An ideology is a set of doctrines or beliefs about the correct way in which a society should run and people should behave. Ideologies may be rigid or flexible but we have seen that those that have remained rigid tend to fail. This happened with both the rigid socialism and capitalism of the 20th century.

The US has looked at the world as a battleground of ideologies since World War II: democracy against dictatorship, capitalism against socialism. European nations have long since abandoned the fear of these ideologies, more and more ignoring them. Other nations have created societies intended to generate the greatest benefit for all, blending the workable bits and pieces of any ideology.  The result has been the fall into irrelevance of the ideologies themselves.

One of the hopes President-elect Obama brings with him is that the US will cease to harm itself out of fear for words referring to anachronistic ideologies.  The sound of these words thumping to the ground during the closing days of the campaign is a promising prelude to clear, intelligent policy based on good ideas rather than fear of now empty words referring to ideologies intended for social conditions of the 19th-century.

Caducity and the Caduceus

Monday, November 10th, 2008

Jackies Strauss raised an interesting question after reading our recent Good Word caducity:

“You didn’t mention it, but is there a connection between the word caducity, and caduceus, the symbol for healing or physician?”

CaduceusI think the answers are “no” and “yes”. These two words are not related in that they do not have roots (cad-) that share the same source. Latin caduceus is a strange corruption of Greek dialectal karukeion “herald’s staff”, from karux “herald”. (Hermes was also a herald.) This leaves us with the question of how did such a major corruption come about? Latin C transliterated Greek K but D was not a usual transliteration of R.

Well, here caducus “falling, caducous” might have been influential. Since this word refers to falling in the sense of falling in battle and the falling of leaves, it might have influenced the transfiguration of karukeion in its journey to Latin. But the relationship would be influence, not shared origin.

An interesting sidenote if you don’t already know it: The caduceus was aAsclepius's Rod staff carried by Hermes, who was the protector of liars and thieves, as well as a herald. It became the symbol of the medical profession in the US as the result of confusing it with the Rod of Asclepius, the son of Apollo who was a practitioner of medicine according to Greek mythology. Only one snake crept around Asclepius’s rod and it had no wings atop it.

Phrasal Folk Etymology

Friday, November 7th, 2008

My old friend Chris Stewart in South Africa wrote recently:

I do however remember that I was pondering how certain words only survive in phrases (like Kith as in “Kith & Kin”, or Fell as in “Fell Swoop”—or, as the dyslexic community I belong to might say, a “Swell Foop”, which somehow seems to sound like it means something).

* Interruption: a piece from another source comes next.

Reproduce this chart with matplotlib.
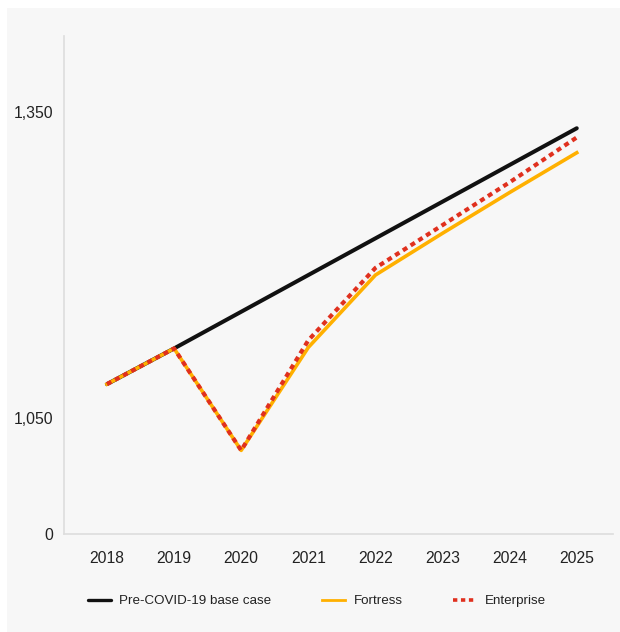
import matplotlib.pyplot as plt
from matplotlib.patches import Rectangle

plt.rcParams["font.family"] = ["Liberation Sans", "DejaVu Sans"]

years = ["2018", "2019", "2020", "2021", "2022", "2023", "2024", "2025"]
base_case = [1083, 1118, 1154, 1190, 1226, 1262, 1298, 1334]
fortress = [1083, 1118, 1018, 1119, 1190, 1231, 1271, 1310]
enterprise = [1083, 1118, 1018, 1126, 1197, 1239, 1281, 1325]

y_ticks = [936, 1050, 1350]
y_tick_labels = ["0", "1,050", "1,350"]

BG = "#f7f7f7"
W, H = 620, 632

fig = plt.figure(figsize=(W / 100, H / 100), dpi=100)
fig.patch.set_facecolor("white")
fig.patches.append(Rectangle((7 / W, 0), 1, 1 - 8 / H, transform=fig.transFigure,
                             facecolor=BG, edgecolor="none", zorder=-10))

ax = fig.add_axes([64 / W, 1 - 534 / H, (613 - 64) / W, (534 - 36) / H])
ax.set_facecolor(BG)

x = list(range(len(years)))
ax.plot(x, base_case, color="#111111", lw=2.9, solid_capstyle="round",
        label="Pre-COVID-19 base case", zorder=2)
ax.plot(x, fortress, color="#FFB000", lw=2.6, label="Fortress", zorder=3)
ax.plot(x, enterprise, color="#E0301E", lw=3, linestyle=(0, (1.2, 1.0)),
        label="Enterprise", zorder=4)

ax.set_xlim(-0.64, 7.54)
ax.set_ylim(936, 1424.5)
ax.set_xticks(x)
ax.set_xticklabels(years)
ax.set_yticks(y_ticks)
ax.set_yticklabels(y_tick_labels)
ax.tick_params(length=0, labelsize=11.3, colors="#222222")
ax.tick_params(axis="x", pad=12)
ax.tick_params(axis="y", pad=8)

for side in ("top", "right"):
    ax.spines[side].set_visible(False)
for side in ("left", "bottom"):
    ax.spines[side].set_color("#dddddd")
    ax.spines[side].set_linewidth(1.2)

leg = fig.legend(loc="center left", bbox_to_anchor=(88 / W, 1 - 601 / H), ncol=3,
                 frameon=False, fontsize=9.6, handlelength=1.75, handletextpad=0.6,
                 columnspacing=3.8, borderpad=0, borderaxespad=0)
for t in leg.get_texts():
    t.set_color("#222222")
leg.legend_handles[0].set_linewidth(2.4)
leg.legend_handles[1].set_linewidth(2.0)
leg.legend_handles[2].set_linewidth(2.6)

fig.savefig("out.png", dpi=100, facecolor=fig.get_facecolor())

Phrases like “kith and kin” and “to and fro”, in fact, don’t survive. We insist on having current words even in our unpredictable idioms. Most Americans now say “kissin’ kin” and “back and forth” instead of using their archaic counterparts. You meet the archaic phrases only in the written word.

“One fell swoop” is OK because all the words in that phrase are current English words, with or without their original meanings. The important issue seems to be that the components of English phrases, idiomatic or not, be current words in English, whether they make sense in the phrase or not.

The same applies to folk etymology, which I have just explained in the latest addition to Dr. Goodword’s Office and the alphaDictionary resources (click here). Folk etymology converts strange-sounding foreign words into user-friendly English words. The interesting fact is that folk etymology does not care if the words involved make sense so long as they are actual, current English words.

Old French, mousseron, for example, became English mushroom. Mushroom? Mushrooms are not rooms and they have nothing to do with mush? That doesn’t matter to folk etymology so long as mush and room are current English words.